__STATED TASK__:
Take the lines from the head of the listing through the one bearing "0.565, 0.598, 0.628];" and copy them exactly, leaving every picture out.

(Entries with chart source code)
-- start --

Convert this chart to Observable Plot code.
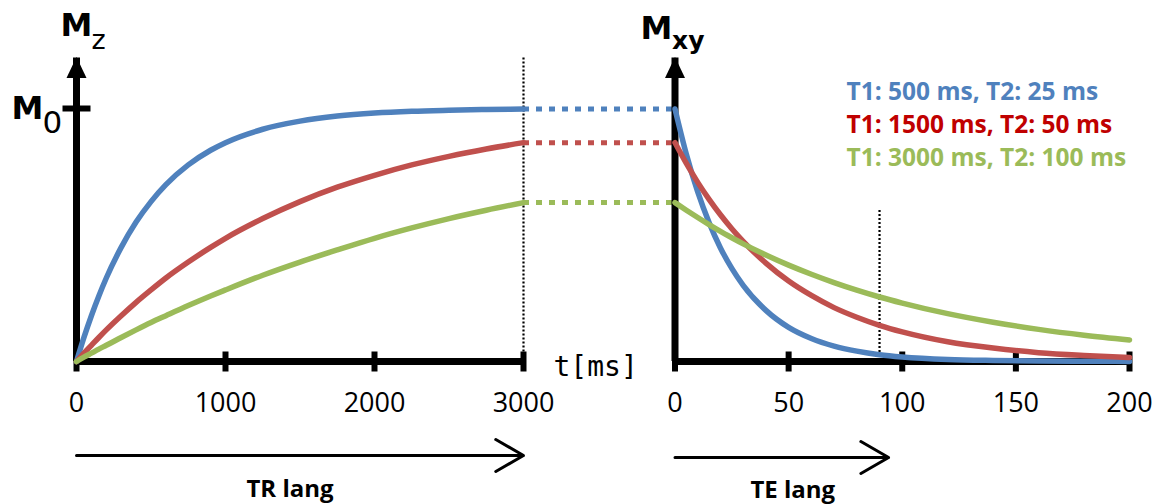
<!DOCTYPE html>
<html>
<head>
<meta charset="utf-8">
<script src="https://cdn.jsdelivr.net/npm/d3@7"></script>
<script src="https://cdn.jsdelivr.net/npm/@observablehq/plot@0.6"></script>
<style>
  body { margin: 0; background: #ffffff; }
  #chart { position: relative; width: 1160px; height: 504px; overflow: hidden; background: #ffffff; }
  #chart svg { position: absolute; top: 0; }
</style>
</head>
<body>
<div id="chart"></div>
<script>
// ---------------- DATA ----------------
const seriesNames = ["T1: 500 ms, T2: 25 ms", "T1: 1500 ms, T2: 50 ms", "T1: 3000 ms, T2: 100 ms"];
const lineColors = ["#4f81bd", "#c0504d", "#9bbb59"];
const legendColors = ["#4f81bd", "#c00000", "#9bbb59"];

// Left panel: longitudinal recovery Mz (fraction of M0) vs t [ms]
const trTimes = [0, 50, 100, 150, 200, 300, 400, 500, 600, 750, 900, 1000, 1250, 1500, 1750, 2000, 2250, 2500, 2750, 3000];
const mzBlue  = [0, 0.095, 0.181, 0.259, 0.330, 0.451, 0.551, 0.632, 0.699, 0.777, 0.835, 0.865, 0.918, 0.950, 0.970, 0.982, 0.989, 0.993, 0.996, 0.998];
const mzRed   = [0, 0.033, 0.064, 0.095, 0.125, 0.181, 0.234, 0.283, 0.330, 0.393, 0.451, 0.487, 0.565, 0.632, 0.689, 0.736, 0.777, 0.811, 0.840, 0.865];
const mzGreen = [0, 0.017, 0.033, 0.049, 0.064, 0.095, 0.125, 0.154, 0.181, 0.221, 0.259, 0.283, 0.341, 0.393, 0.441, 0.487, 0.528, 0.565, 0.598, 0.628];

// Right panel: transverse decay Mxy vs t [ms]
const teTimes  = [0, 5, 10, 15, 20, 25, 30, 40, 50, 60, 70, 80, 90, 100, 120, 140, 160, 180, 200];
const mxyBlue  = [0.998, 0.819, 0.670, 0.549, 0.449, 0.368, 0.301, 0.202, 0.135, 0.091, 0.061, 0.041, 0.027, 0.018, 0.008, 0.004, 0.002, 0.001, 0.0003];
const mxyRed   = [0.865, 0.783, 0.708, 0.641, 0.580, 0.525, 0.475, 0.389, 0.318, 0.261, 0.213, 0.175, 0.143, 0.117, 0.078, 0.053, 0.035, 0.024, 0.016];
const mxyGreen = [0.628, 0.598, 0.569, 0.541, 0.514, 0.489, 0.465, 0.421, 0.381, 0.345, 0.312, 0.282, 0.255, 0.231, 0.189, 0.155, 0.127, 0.104, 0.085];

const leftTicks = [0, 1000, 2000, 3000];
const rightTicks = [0, 50, 100, 150, 200];
const trMark = 3000;          // TR (dotted vertical, left)
const teMark = 90;            // TE (dotted vertical, right)
const teMarkTop = 0.6;
const trArrow = [0, 3000];    // "TR lang" arrow extent
const teArrow = [0, 94];      // "TE lang" arrow extent
const yDomain = [0, 1.2];

// ---------------- LAYOUT ----------------
const W = 580, H = 504;
const mTop = 57.4, mBottom = 143;
const leftML = 76, leftMR = 57;
const rightOffset = 580, rightML = 94.5, rightMR = 31;
const baseY = H - mBottom;

// symbols
const tickV = {draw(ctx, size) { const r = Math.sqrt(size / Math.PI); ctx.moveTo(0, -r); ctx.lineTo(0, r); }};
const tickH = {draw(ctx, size) { const r = Math.sqrt(size / Math.PI); ctx.moveTo(-r, 0); ctx.lineTo(r, 0); }};
const arrowHead = {draw(ctx, size) { const r = Math.sqrt(size / Math.PI); ctx.moveTo(0, -1); ctx.lineTo(r / 2, r); ctx.lineTo(-r / 2, r); ctx.closePath(); }};

const mzSeries = [mzBlue, mzRed, mzGreen];
const mxySeries = [mxyBlue, mxyRed, mxyGreen];

const xLeft = Plot.scale({x: {domain: [0, 3000], range: [leftML, W - leftMR]}});
const connectorEnd = xLeft.invert(rightOffset + rightML);

const labelFont = "Open Sans";
const symFont = "DejaVu Sans";
const plotStyle = {background: "transparent", overflow: "visible"};

function axisMarks(ticks) {
  return [
    Plot.ruleY([0], {stroke: "black", strokeWidth: 7}),
    Plot.ruleX([0], {stroke: "black", strokeWidth: 7}),
    Plot.dot(ticks, {x: d => d, y: 0, symbol: tickV, r: 10, stroke: "black", strokeWidth: 6, fill: "none"}),
    Plot.dot([0], {x: d => d, frameAnchor: "top", symbol: arrowHead, r: 20, fill: "black", stroke: "none"}),
    Plot.axisX({ticks, tickSize: 0, tickPadding: 31, fontSize: 27, fontFamily: labelFont, label: null, tickFormat: d => String(d), fill: "black"})
  ];
}

// ---------------- LEFT PLOT ----------------
const leftMarks = [];
mzSeries.forEach((vals, i) => {
  leftMarks.push(Plot.ruleY([vals[vals.length - 1]], {x1: trMark, x2: connectorEnd, stroke: lineColors[i], strokeWidth: 5, strokeDasharray: "6,7"}));
});
leftMarks.push(Plot.ruleX([trMark], {stroke: "black", strokeWidth: 2.2, strokeDasharray: "2,2"}));
leftMarks.push(...axisMarks(leftTicks));
leftMarks.push(Plot.dot([1], {x: 0, y: d => d, symbol: tickH, r: 14, stroke: "black", strokeWidth: 6, fill: "none"}));
mzSeries.forEach((vals, i) => {
  leftMarks.push(Plot.line(trTimes.map((t, j) => ({t, v: vals[j]})), {x: "t", y: "v", stroke: lineColors[i], strokeWidth: 5.5, curve: "monotone-x"}));
});
// labels
leftMarks.push(Plot.text(["M"], {x: 0, frameAnchor: "top", text: d => d, dx: 0, dy: 35 - mTop, textAnchor: "middle", lineAnchor: "bottom", fontSize: 32, fontWeight: "bold", fontFamily: symFont, fill: "black"}));
leftMarks.push(Plot.text(["z"], {x: 0, frameAnchor: "top", text: d => d, dx: 15, dy: 48 - mTop, textAnchor: "start", lineAnchor: "bottom", fontSize: 27, fontFamily: symFont, fill: "black"}));
leftMarks.push(Plot.text(["M"], {x: 0, y: 1, text: d => d, dx: -65, dy: 10, textAnchor: "start", lineAnchor: "bottom", fontSize: 32, fontWeight: "bold", fontFamily: symFont, fill: "black"}));
leftMarks.push(Plot.text(["0"], {x: 0, y: 1, text: d => d, dx: -34, dy: 24, textAnchor: "start", lineAnchor: "bottom", fontSize: 31, fontFamily: symFont, fill: "black"}));
leftMarks.push(Plot.text(["t[ms]"], {frameAnchor: "bottom-right", text: d => d, dx: 30, dy: 14, textAnchor: "start", lineAnchor: "bottom", fontSize: 28, fontFamily: "DejaVu Sans Mono", fill: "black"}));
leftMarks.push(Plot.arrow([trArrow], {x1: d => d[0], x2: d => d[1], y1: 0, y2: 0, dy: 455 - baseY, stroke: "black", strokeWidth: 3, headLength: 16}));
leftMarks.push(Plot.text(["TR lang"], {x: (trArrow[0] + trArrow[1]) / 2, y: 0, text: d => d, dx: -10, dy: 489 - baseY, textAnchor: "middle", lineAnchor: "middle", fontSize: 24, fontWeight: "bold", fontFamily: labelFont, fill: "black"}));

const left = Plot.plot({
  width: W, height: H,
  marginLeft: leftML, marginRight: leftMR, marginTop: mTop, marginBottom: mBottom,
  x: {domain: [0, 3000]},
  y: {domain: yDomain, axis: null},
  style: plotStyle,
  marks: leftMarks
});

// ---------------- RIGHT PLOT ----------------
const rightMarks = [];
rightMarks.push(Plot.ruleX([teMark], {y1: 0.02, y2: teMarkTop, stroke: "black", strokeWidth: 2.2, strokeDasharray: "2,2"}));
rightMarks.push(...axisMarks(rightTicks));
mxySeries.forEach((vals, i) => {
  rightMarks.push(Plot.line(teTimes.map((t, j) => ({t, v: vals[j]})), {x: "t", y: "v", stroke: lineColors[i], strokeWidth: 5.5, curve: "monotone-x"}));
});
rightMarks.push(Plot.text(["M"], {x: 0, frameAnchor: "top", text: d => d, dx: -18.5, dy: 38 - mTop, textAnchor: "middle", lineAnchor: "bottom", fontSize: 32, fontWeight: "bold", fontFamily: symFont, fill: "black"}));
rightMarks.push(Plot.text(["xy"], {x: 0, frameAnchor: "top", text: d => d, dx: -3, dy: 48 - mTop, textAnchor: "start", lineAnchor: "bottom", fontSize: 25, fontWeight: "bold", fontFamily: symFont, fill: "black"}));
const legendRowY = [92, 125, 158];
seriesNames.forEach((name, i) => {
  rightMarks.push(Plot.text([name], {frameAnchor: "top-left", text: d => d, dx: 846 - (rightOffset + rightML), dy: legendRowY[i] - mTop, textAnchor: "start", lineAnchor: "middle", fontSize: 24.5, fontWeight: "bold", fontFamily: labelFont, fill: legendColors[i]}));
});
rightMarks.push(Plot.arrow([teArrow], {x1: d => d[0], x2: d => d[1], y1: 0, y2: 0, dy: 457 - baseY, stroke: "black", strokeWidth: 3, headLength: 16}));
rightMarks.push(Plot.text(["TE lang"], {x: (teArrow[0] + teArrow[1]) / 2, y: 0, text: d => d, dx: 11, dy: 490 - baseY, textAnchor: "middle", lineAnchor: "middle", fontSize: 24, fontWeight: "bold", fontFamily: labelFont, fill: "black"}));

const right = Plot.plot({
  width: W, height: H,
  marginLeft: rightML, marginRight: rightMR, marginTop: mTop, marginBottom: mBottom,
  x: {domain: [0, 200]},
  y: {domain: yDomain, axis: null},
  style: plotStyle,
  marks: rightMarks
});

const chart = document.getElementById("chart");
left.style.left = "0px";
right.style.left = rightOffset + "px";
chart.appendChild(left);
chart.appendChild(right);
</script>
</body>
</html>
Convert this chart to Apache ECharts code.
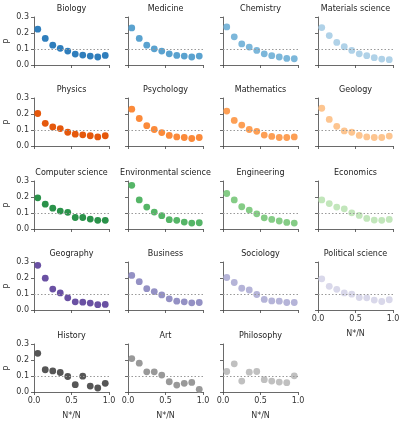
<!DOCTYPE html>
<html>
<head>
<meta charset="utf-8">
<script src="https://cdn.jsdelivr.net/npm/echarts@6/dist/echarts.min.js"></script>
<style>
  html, body { margin: 0; padding: 0; background: #fff; }
  #main { width: 406px; height: 423px; }
</style>
</head>
<body>
<div id="main"></div>
<script>
// fields, in panel order (row by row)
var fields = ['Biology', 'Medicine', 'Chemistry', 'Materials science',
  'Physics', 'Psychology', 'Mathematics', 'Geology',
  'Computer science', 'Environmental science', 'Engineering', 'Economics',
  'Geography', 'Business', 'Sociology', 'Political science',
  'History', 'Art', 'Philosophy'];

// bin centres of N*/N
var xBins = [0.05, 0.15, 0.25, 0.35, 0.45, 0.55, 0.65, 0.75, 0.85, 0.95];

var biologyP     = [0.224, 0.166, 0.124, 0.104, 0.087, 0.068, 0.062, 0.056, 0.050, 0.060];
var medicineP    = [0.232, 0.166, 0.124, 0.101, 0.087, 0.070, 0.060, 0.056, 0.050, 0.056];
var chemistryP   = [0.238, 0.176, 0.132, 0.112, 0.091, 0.070, 0.058, 0.050, 0.041, 0.039];
var materialsP   = [0.234, 0.184, 0.141, 0.114, 0.091, 0.070, 0.058, 0.046, 0.037, 0.033];
var physicsP     = [0.203, 0.142, 0.119, 0.109, 0.086, 0.074, 0.070, 0.064, 0.057, 0.064];
var psychologyP  = [0.230, 0.172, 0.127, 0.103, 0.084, 0.066, 0.057, 0.053, 0.047, 0.053];
var mathematicsP = [0.218, 0.160, 0.131, 0.103, 0.092, 0.068, 0.060, 0.053, 0.053, 0.057];
var geologyP     = [0.236, 0.166, 0.123, 0.094, 0.086, 0.066, 0.057, 0.053, 0.053, 0.062];
var compsciP     = [0.195, 0.155, 0.130, 0.112, 0.104, 0.072, 0.072, 0.062, 0.054, 0.054];
var envsciP      = [0.273, 0.182, 0.137, 0.106, 0.083, 0.058, 0.054, 0.043, 0.037, 0.039];
var engineeringP = [0.222, 0.182, 0.139, 0.118, 0.095, 0.070, 0.060, 0.050, 0.041, 0.037];
var economicsP   = [0.182, 0.159, 0.137, 0.126, 0.101, 0.085, 0.066, 0.056, 0.054, 0.060];
var geographyP   = [0.279, 0.199, 0.131, 0.107, 0.076, 0.051, 0.049, 0.043, 0.033, 0.035];
var businessP    = [0.216, 0.177, 0.133, 0.115, 0.094, 0.070, 0.055, 0.051, 0.045, 0.047];
var sociologyP   = [0.203, 0.172, 0.136, 0.125, 0.097, 0.066, 0.057, 0.055, 0.047, 0.047];
var polsciP      = [0.195, 0.148, 0.129, 0.107, 0.099, 0.078, 0.076, 0.062, 0.053, 0.064];
var historyP     = [0.242, 0.139, 0.132, 0.122, 0.097, 0.046, 0.099, 0.037, 0.025, 0.054];
var artP         = [0.209, 0.180, 0.126, 0.126, 0.106, 0.064, 0.043, 0.054, 0.060, 0.017];
var philosophyP  = [0.128, 0.176, 0.068, 0.124, 0.128, 0.077, 0.068, 0.062, 0.058, 0.101];

var allValues = [biologyP, medicineP, chemistryP, materialsP,
  physicsP, psychologyP, mathematicsP, geologyP,
  compsciP, envsciP, engineeringP, economicsP,
  geographyP, businessP, sociologyP, polsciP,
  historyP, artP, philosophyP];

var colors = ['#2f7ebc', '#5aa2cf', '#7cb7da', '#b0d2e8',
  '#e5580c', '#fb8a3a', '#fd9f55', '#fdc590',
  '#2a924a', '#55b567', '#85cc86', '#c2e6bb',
  '#6a51a3', '#9491c4', '#b5b4d8', '#d9d8ea',
  '#565656', '#999999', '#c0c0c0'];

var yTicks = [0, 0.3, 0.1];   // min, max, step
var xTicks = [0, 1, 0.5];
var refLevel = 0.1;

var colLeft = [34, 128, 223, 318];
var rowTop = [17, 98, 181, 262, 344];
var plotW = 75, plotH = 48;

function initchart() {
  var myChart = echarts.init(document.getElementById('main'));
  var grids = [], xAxes = [], yAxes = [], series = [], texts = [];
  var font = 'DejaVu Sans';

  for (var i = 0; i < fields.length; i++) {
    var r = Math.floor(i / 4), c = i % 4;
    // x labels only when no panel sits below
    var showX = (i + 4) >= fields.length;
    var showY = c === 0;

    grids.push({ left: colLeft[c], top: rowTop[r], width: plotW, height: plotH });

    xAxes.push({
      gridIndex: i, type: 'value', min: xTicks[0], max: xTicks[1], interval: xTicks[2],
      splitLine: { show: false },
      axisLine: { show: true, lineStyle: { color: '#444', width: 0.8 } },
      axisTick: { show: true, length: 3, lineStyle: { color: '#444', width: 0.8 } },
      axisLabel: { show: showX, fontSize: 8, color: '#333', margin: 5, fontFamily: font,
        formatter: function (v) { return v.toFixed(1); } },
      name: showX ? 'N*/N' : '', nameLocation: 'middle', nameGap: 20,
      nameTextStyle: { fontSize: 8, color: '#333', fontFamily: font }
    });

    yAxes.push({
      gridIndex: i, type: 'value', min: yTicks[0], max: yTicks[1], interval: yTicks[2],
      splitLine: { show: false },
      axisLine: { show: true, lineStyle: { color: '#444', width: 0.8 } },
      axisTick: { show: true, length: 3, lineStyle: { color: '#444', width: 0.8 } },
      axisLabel: { show: showY, fontSize: 8, color: '#333', margin: 5, fontFamily: font,
        formatter: function (v) { return v.toFixed(1); } },
      name: showY ? 'P' : '', nameLocation: 'middle', nameGap: 22, nameRotate: 90,
      nameTextStyle: { fontSize: 8, color: '#333', fontFamily: font }
    });

    var pts = xBins.map(function (x, k) { return [x, allValues[i][k]]; });
    series.push({
      type: 'scatter', xAxisIndex: i, yAxisIndex: i,
      data: pts, symbolSize: 6.8,
      itemStyle: { color: colors[i], opacity: 1 },
      markLine: {
        silent: true, symbol: 'none', animation: false,
        label: { show: false },
        lineStyle: { color: '#999', type: [1.5, 2], width: 1 },
        data: [{ yAxis: refLevel }]
      },
      z: 3
    });

    texts.push({
      type: 'text',
      x: colLeft[c] + plotW / 2, y: rowTop[r] - 8.5,
      style: { text: fields[i], textAlign: 'center', textVerticalAlign: 'middle',
        fontSize: 8, fill: '#222', fontFamily: font }
    });
  }

  var option = {
    animation: false,
    grid: grids,
    xAxis: xAxes,
    yAxis: yAxes,
    series: series,
    graphic: texts
  };
  myChart.setOption(option);
}

initchart();
</script>
</body>
</html>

-- end --

__EXERCISE RESULT__:
Convert this chart to Observable Plot code.
<!DOCTYPE html>
<html>
<head>
<meta charset="utf-8">
<script src="https://cdn.jsdelivr.net/npm/d3@7"></script>
<script src="https://cdn.jsdelivr.net/npm/@observablehq/plot@0.6"></script>
<style>
  body { margin: 0; background: #ffffff; }
  #chart { position: relative; width: 1160px; height: 504px; overflow: hidden; background: #ffffff; }
  #chart svg { position: absolute; top: 0; }
</style>
</head>
<body>
<div id="chart"></div>
<script>
// ---------------- DATA ----------------
const seriesNames = ["T1: 500 ms, T2: 25 ms", "T1: 1500 ms, T2: 50 ms", "T1: 3000 ms, T2: 100 ms"];
const lineColors = ["#4f81bd", "#c0504d", "#9bbb59"];
const legendColors = ["#4f81bd", "#c00000", "#9bbb59"];

// Left panel: longitudinal recovery Mz (fraction of M0) vs t [ms]
const trTimes = [0, 50, 100, 150, 200, 300, 400, 500, 600, 750, 900, 1000, 1250, 1500, 1750, 2000, 2250, 2500, 2750, 3000];
const mzBlue  = [0, 0.095, 0.181, 0.259, 0.330, 0.451, 0.551, 0.632, 0.699, 0.777, 0.835, 0.865, 0.918, 0.950, 0.970, 0.982, 0.989, 0.993, 0.996, 0.998];
const mzRed   = [0, 0.033, 0.064, 0.095, 0.125, 0.181, 0.234, 0.283, 0.330, 0.393, 0.451, 0.487, 0.565, 0.632, 0.689, 0.736, 0.777, 0.811, 0.840, 0.865];
const mzGreen = [0, 0.017, 0.033, 0.049, 0.064, 0.095, 0.125, 0.154, 0.181, 0.221, 0.259, 0.283, 0.341, 0.393, 0.441, 0.487, 0.528, 0.565, 0.598, 0.628];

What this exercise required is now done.